==== DATA EXTRACT ====

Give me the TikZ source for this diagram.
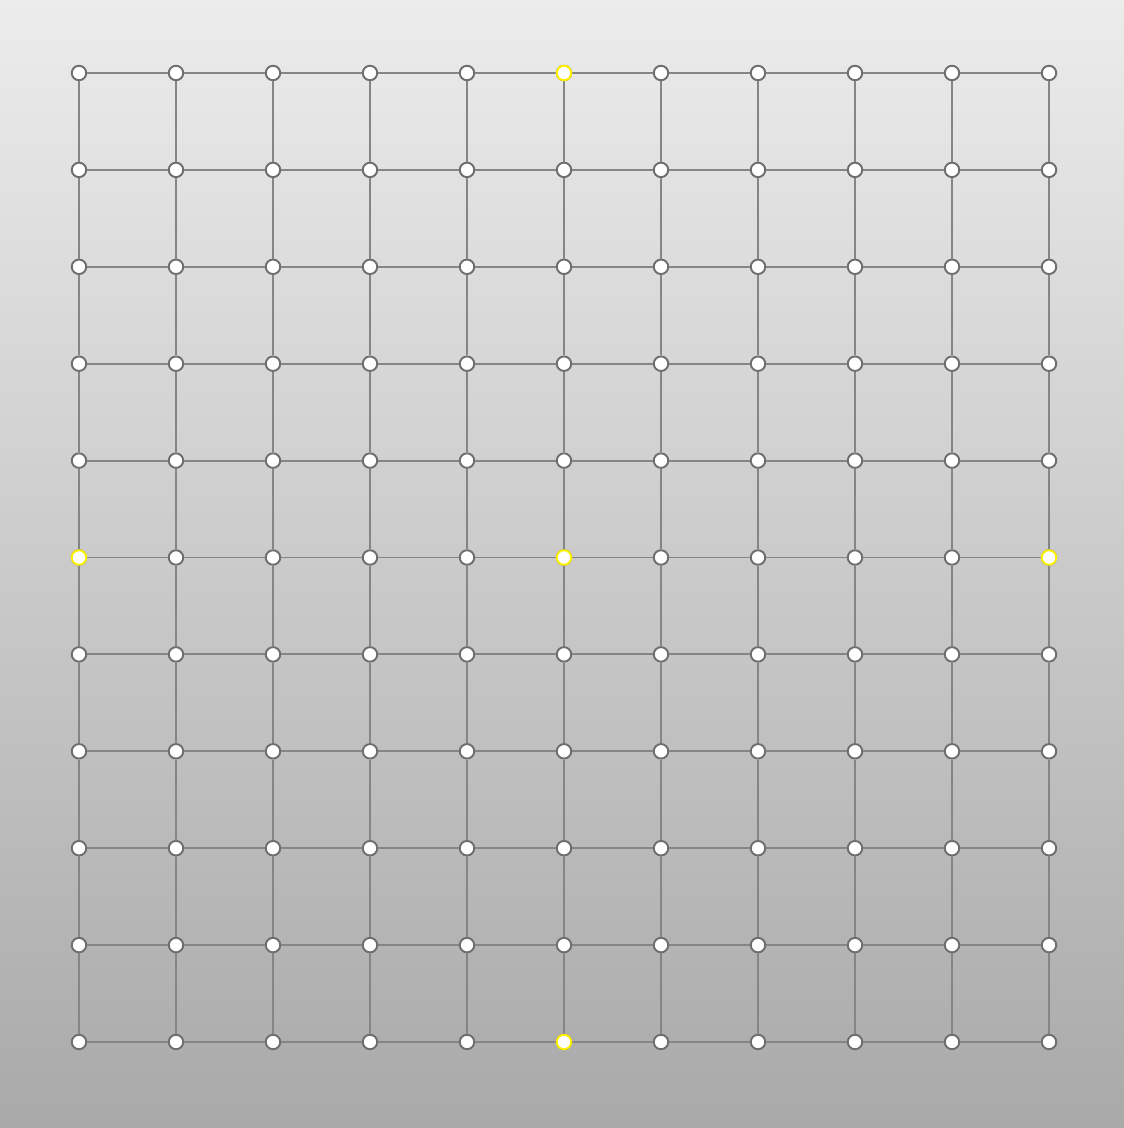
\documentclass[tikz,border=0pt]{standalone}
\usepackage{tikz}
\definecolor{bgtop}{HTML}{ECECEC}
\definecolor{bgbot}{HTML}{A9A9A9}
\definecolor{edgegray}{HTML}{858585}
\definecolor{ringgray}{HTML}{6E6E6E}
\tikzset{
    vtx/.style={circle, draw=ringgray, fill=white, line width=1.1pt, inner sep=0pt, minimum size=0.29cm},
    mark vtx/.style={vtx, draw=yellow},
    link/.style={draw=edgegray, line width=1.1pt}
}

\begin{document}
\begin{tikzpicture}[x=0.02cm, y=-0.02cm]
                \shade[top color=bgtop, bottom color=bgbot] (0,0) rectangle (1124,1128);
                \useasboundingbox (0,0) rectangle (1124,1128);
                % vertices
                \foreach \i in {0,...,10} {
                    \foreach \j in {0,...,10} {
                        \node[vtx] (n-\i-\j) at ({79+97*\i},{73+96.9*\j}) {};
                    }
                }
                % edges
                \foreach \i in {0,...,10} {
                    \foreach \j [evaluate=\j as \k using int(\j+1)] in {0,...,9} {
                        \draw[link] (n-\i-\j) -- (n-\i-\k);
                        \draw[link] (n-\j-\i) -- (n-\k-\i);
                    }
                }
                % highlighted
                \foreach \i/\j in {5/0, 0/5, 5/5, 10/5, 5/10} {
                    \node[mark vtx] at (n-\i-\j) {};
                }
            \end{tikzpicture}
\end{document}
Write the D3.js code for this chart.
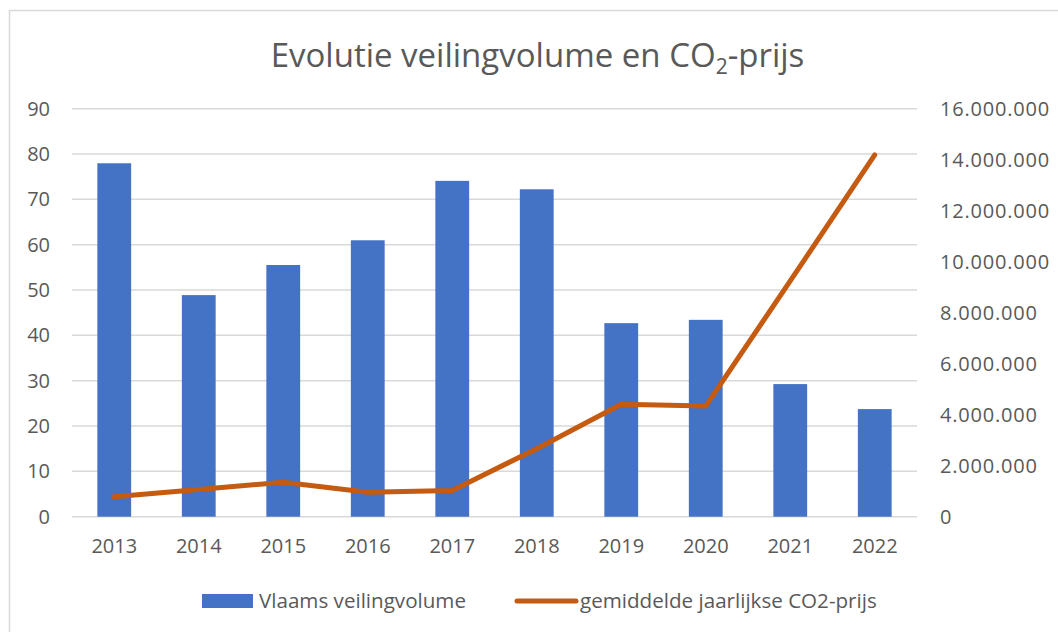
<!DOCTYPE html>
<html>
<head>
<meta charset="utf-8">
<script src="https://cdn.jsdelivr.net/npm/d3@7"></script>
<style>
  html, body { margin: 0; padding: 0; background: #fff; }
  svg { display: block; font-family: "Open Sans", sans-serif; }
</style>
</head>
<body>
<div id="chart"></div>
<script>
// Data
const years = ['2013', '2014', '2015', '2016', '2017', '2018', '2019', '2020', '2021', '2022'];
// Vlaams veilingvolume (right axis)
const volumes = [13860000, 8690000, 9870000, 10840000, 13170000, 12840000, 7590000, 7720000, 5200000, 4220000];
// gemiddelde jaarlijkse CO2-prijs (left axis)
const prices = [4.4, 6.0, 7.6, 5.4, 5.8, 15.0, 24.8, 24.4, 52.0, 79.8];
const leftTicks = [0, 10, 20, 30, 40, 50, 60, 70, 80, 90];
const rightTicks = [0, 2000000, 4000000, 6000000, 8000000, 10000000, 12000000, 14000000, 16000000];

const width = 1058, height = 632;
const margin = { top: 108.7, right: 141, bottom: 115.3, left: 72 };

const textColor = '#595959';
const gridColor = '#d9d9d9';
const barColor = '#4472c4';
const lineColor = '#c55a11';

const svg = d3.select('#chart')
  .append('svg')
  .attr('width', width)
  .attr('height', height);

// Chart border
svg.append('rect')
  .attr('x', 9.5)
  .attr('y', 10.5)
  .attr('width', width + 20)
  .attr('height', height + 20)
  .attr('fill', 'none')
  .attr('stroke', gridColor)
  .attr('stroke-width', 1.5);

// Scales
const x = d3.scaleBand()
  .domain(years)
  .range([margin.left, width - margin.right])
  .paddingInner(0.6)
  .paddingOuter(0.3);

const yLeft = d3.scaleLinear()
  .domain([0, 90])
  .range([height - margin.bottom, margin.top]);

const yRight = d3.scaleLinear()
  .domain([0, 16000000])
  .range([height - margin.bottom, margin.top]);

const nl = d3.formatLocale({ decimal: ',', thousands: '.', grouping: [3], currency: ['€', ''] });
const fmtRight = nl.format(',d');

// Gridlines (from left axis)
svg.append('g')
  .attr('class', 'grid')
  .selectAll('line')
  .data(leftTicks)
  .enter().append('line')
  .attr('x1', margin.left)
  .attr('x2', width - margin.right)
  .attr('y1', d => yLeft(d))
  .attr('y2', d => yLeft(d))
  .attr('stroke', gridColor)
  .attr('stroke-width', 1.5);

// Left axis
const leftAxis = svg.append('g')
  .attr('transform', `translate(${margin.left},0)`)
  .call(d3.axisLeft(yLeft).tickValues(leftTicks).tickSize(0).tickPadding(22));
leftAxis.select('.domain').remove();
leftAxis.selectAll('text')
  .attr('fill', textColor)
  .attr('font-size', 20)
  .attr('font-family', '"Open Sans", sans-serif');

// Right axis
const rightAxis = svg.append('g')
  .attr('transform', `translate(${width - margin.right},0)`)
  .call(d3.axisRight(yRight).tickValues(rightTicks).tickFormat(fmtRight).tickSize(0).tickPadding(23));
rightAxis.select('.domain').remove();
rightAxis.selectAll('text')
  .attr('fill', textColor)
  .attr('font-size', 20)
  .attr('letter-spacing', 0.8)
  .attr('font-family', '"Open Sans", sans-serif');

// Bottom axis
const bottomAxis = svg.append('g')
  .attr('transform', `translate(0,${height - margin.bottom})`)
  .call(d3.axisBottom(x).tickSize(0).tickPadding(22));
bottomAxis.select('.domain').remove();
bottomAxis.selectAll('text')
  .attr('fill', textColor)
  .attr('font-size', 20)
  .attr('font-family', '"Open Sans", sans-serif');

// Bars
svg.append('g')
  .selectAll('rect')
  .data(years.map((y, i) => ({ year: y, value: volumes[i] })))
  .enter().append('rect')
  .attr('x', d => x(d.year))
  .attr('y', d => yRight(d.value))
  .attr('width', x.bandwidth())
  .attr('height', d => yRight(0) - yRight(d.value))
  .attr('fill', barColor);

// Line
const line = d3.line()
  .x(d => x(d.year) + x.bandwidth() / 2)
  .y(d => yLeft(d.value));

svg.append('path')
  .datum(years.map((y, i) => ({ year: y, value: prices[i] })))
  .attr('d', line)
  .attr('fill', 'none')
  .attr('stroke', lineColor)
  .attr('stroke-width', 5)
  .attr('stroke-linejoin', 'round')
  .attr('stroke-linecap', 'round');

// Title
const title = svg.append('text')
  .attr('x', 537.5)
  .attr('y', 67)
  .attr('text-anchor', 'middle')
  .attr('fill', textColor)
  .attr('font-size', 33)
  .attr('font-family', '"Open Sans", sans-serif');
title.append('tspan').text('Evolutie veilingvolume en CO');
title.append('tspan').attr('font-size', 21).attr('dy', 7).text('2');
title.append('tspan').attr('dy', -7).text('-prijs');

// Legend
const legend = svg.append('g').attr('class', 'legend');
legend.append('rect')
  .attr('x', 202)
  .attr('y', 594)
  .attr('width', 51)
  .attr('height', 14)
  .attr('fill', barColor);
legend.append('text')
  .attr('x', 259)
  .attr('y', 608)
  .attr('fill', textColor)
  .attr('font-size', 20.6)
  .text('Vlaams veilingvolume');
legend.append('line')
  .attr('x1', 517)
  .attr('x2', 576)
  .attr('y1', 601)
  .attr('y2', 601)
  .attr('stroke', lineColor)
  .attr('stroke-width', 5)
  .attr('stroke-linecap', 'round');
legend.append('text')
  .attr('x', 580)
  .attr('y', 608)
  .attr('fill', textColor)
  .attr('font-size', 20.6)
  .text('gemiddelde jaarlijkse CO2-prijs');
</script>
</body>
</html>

====

» WORK TO BE COMPLETED:
Write out all the entries again, word for word, and print no images.

» FINAL RESULT:
Give me the TikZ source for this diagram.
\documentclass[tikz,border=0pt]{standalone}
\usepackage{tikz}
\definecolor{bgtop}{HTML}{ECECEC}
\definecolor{bgbot}{HTML}{A9A9A9}
\definecolor{edgegray}{HTML}{858585}
\definecolor{ringgray}{HTML}{6E6E6E}
\tikzset{
    vtx/.style={circle, draw=ringgray, fill=white, line width=1.1pt, inner sep=0pt, minimum size=0.29cm},
    mark vtx/.style={vtx, draw=yellow},
    link/.style={draw=edgegray, line width=1.1pt}
}

\begin{document}
\begin{tikzpicture}[x=0.02cm, y=-0.02cm]
                \shade[top color=bgtop, bottom color=bgbot] (0,0) rectangle (1124,1128);
                \useasboundingbox (0,0) rectangle (1124,1128);
                % vertices
                \foreach \i in {0,...,10} {
                    \foreach \j in {0,...,10} {
                        \node[vtx] (n-\i-\j) at ({79+97*\i},{73+96.9*\j}) {};
                    }
                }
                % edges
                \foreach \i in {0,...,10} {
                    \foreach \j [evaluate=\j as \k using int(\j+1)] in {0,...,9} {
                        \draw[link] (n-\i-\j) -- (n-\i-\k);
                        \draw[link] (n-\j-\i) -- (n-\k-\i);
                    }
                }
                % highlighted
                \foreach \i/\j in {5/0, 0/5, 5/5, 10/5, 5/10} {
                    \node[mark vtx] at (n-\i-\j) {};
                }
            \end{tikzpicture}
\end{document}
Write the D3.js code for this chart.
<!DOCTYPE html>
<html>
<head>
<meta charset="utf-8">
<script src="https://cdn.jsdelivr.net/npm/d3@7"></script>
<style>
  html, body { margin: 0; padding: 0; background: #fff; }
  svg { display: block; font-family: "Open Sans", sans-serif; }
</style>
</head>
<body>
<div id="chart"></div>
<script>
// Data
const years = ['2013', '2014', '2015', '2016', '2017', '2018', '2019', '2020', '2021', '2022'];
// Vlaams veilingvolume (right axis)
const volumes = [13860000, 8690000, 9870000, 10840000, 13170000, 12840000, 7590000, 7720000, 5200000, 4220000];
// gemiddelde jaarlijkse CO2-prijs (left axis)
const prices = [4.4, 6.0, 7.6, 5.4, 5.8, 15.0, 24.8, 24.4, 52.0, 79.8];
const leftTicks = [0, 10, 20, 30, 40, 50, 60, 70, 80, 90];
const rightTicks = [0, 2000000, 4000000, 6000000, 8000000, 10000000, 12000000, 14000000, 16000000];

const width = 1058, height = 632;
const margin = { top: 108.7, right: 141, bottom: 115.3, left: 72 };

const textColor = '#595959';
const gridColor = '#d9d9d9';
const barColor = '#4472c4';
const lineColor = '#c55a11';

const svg = d3.select('#chart')
  .append('svg')
  .attr('width', width)
  .attr('height', height);

// Chart border
svg.append('rect')
  .attr('x', 9.5)
  .attr('y', 10.5)
  .attr('width', width + 20)
  .attr('height', height + 20)
  .attr('fill', 'none')
  .attr('stroke', gridColor)
  .attr('stroke-width', 1.5);

// Scales
const x = d3.scaleBand()
  .domain(years)
  .range([margin.left, width - margin.right])
  .paddingInner(0.6)
  .paddingOuter(0.3);

const yLeft = d3.scaleLinear()
  .domain([0, 90])
  .range([height - margin.bottom, margin.top]);

const yRight = d3.scaleLinear()
  .domain([0, 16000000])
  .range([height - margin.bottom, margin.top]);

const nl = d3.formatLocale({ decimal: ',', thousands: '.', grouping: [3], currency: ['€', ''] });
const fmtRight = nl.format(',d');

// Gridlines (from left axis)
svg.append('g')
  .attr('class', 'grid')
  .selectAll('line')
  .data(leftTicks)
  .enter().append('line')
  .attr('x1', margin.left)
  .attr('x2', width - margin.right)
  .attr('y1', d => yLeft(d))
  .attr('y2', d => yLeft(d))
  .attr('stroke', gridColor)
  .attr('stroke-width', 1.5);

// Left axis
const leftAxis = svg.append('g')
  .attr('transform', `translate(${margin.left},0)`)
  .call(d3.axisLeft(yLeft).tickValues(leftTicks).tickSize(0).tickPadding(22));
leftAxis.select('.domain').remove();
leftAxis.selectAll('text')
  .attr('fill', textColor)
  .attr('font-size', 20)
  .attr('font-family', '"Open Sans", sans-serif');

// Right axis
const rightAxis = svg.append('g')
  .attr('transform', `translate(${width - margin.right},0)`)
  .call(d3.axisRight(yRight).tickValues(rightTicks).tickFormat(fmtRight).tickSize(0).tickPadding(23));
rightAxis.select('.domain').remove();
rightAxis.selectAll('text')
  .attr('fill', textColor)
  .attr('font-size', 20)
  .attr('letter-spacing', 0.8)
  .attr('font-family', '"Open Sans", sans-serif');

// Bottom axis
const bottomAxis = svg.append('g')
  .attr('transform', `translate(0,${height - margin.bottom})`)
  .call(d3.axisBottom(x).tickSize(0).tickPadding(22));
bottomAxis.select('.domain').remove();
bottomAxis.selectAll('text')
  .attr('fill', textColor)
  .attr('font-size', 20)
  .attr('font-family', '"Open Sans", sans-serif');

// Bars
svg.append('g')
  .selectAll('rect')
  .data(years.map((y, i) => ({ year: y, value: volumes[i] })))
  .enter().append('rect')
  .attr('x', d => x(d.year))
  .attr('y', d => yRight(d.value))
  .attr('width', x.bandwidth())
  .attr('height', d => yRight(0) - yRight(d.value))
  .attr('fill', barColor);

// Line
const line = d3.line()
  .x(d => x(d.year) + x.bandwidth() / 2)
  .y(d => yLeft(d.value));

svg.append('path')
  .datum(years.map((y, i) => ({ year: y, value: prices[i] })))
  .attr('d', line)
  .attr('fill', 'none')
  .attr('stroke', lineColor)
  .attr('stroke-width', 5)
  .attr('stroke-linejoin', 'round')
  .attr('stroke-linecap', 'round');

// Title
const title = svg.append('text')
  .attr('x', 537.5)
  .attr('y', 67)
  .attr('text-anchor', 'middle')
  .attr('fill', textColor)
  .attr('font-size', 33)
  .attr('font-family', '"Open Sans", sans-serif');
title.append('tspan').text('Evolutie veilingvolume en CO');
title.append('tspan').attr('font-size', 21).attr('dy', 7).text('2');
title.append('tspan').attr('dy', -7).text('-prijs');

// Legend
const legend = svg.append('g').attr('class', 'legend');
legend.append('rect')
  .attr('x', 202)
  .attr('y', 594)
  .attr('width', 51)
  .attr('height', 14)
  .attr('fill', barColor);
legend.append('text')
  .attr('x', 259)
  .attr('y', 608)
  .attr('fill', textColor)
  .attr('font-size', 20.6)
  .text('Vlaams veilingvolume');
legend.append('line')
  .attr('x1', 517)
  .attr('x2', 576)
  .attr('y1', 601)
  .attr('y2', 601)
  .attr('stroke', lineColor)
  .attr('stroke-width', 5)
  .attr('stroke-linecap', 'round');
legend.append('text')
  .attr('x', 580)
  .attr('y', 608)
  .attr('fill', textColor)
  .attr('font-size', 20.6)
  .text('gemiddelde jaarlijkse CO2-prijs');
</script>
</body>
</html>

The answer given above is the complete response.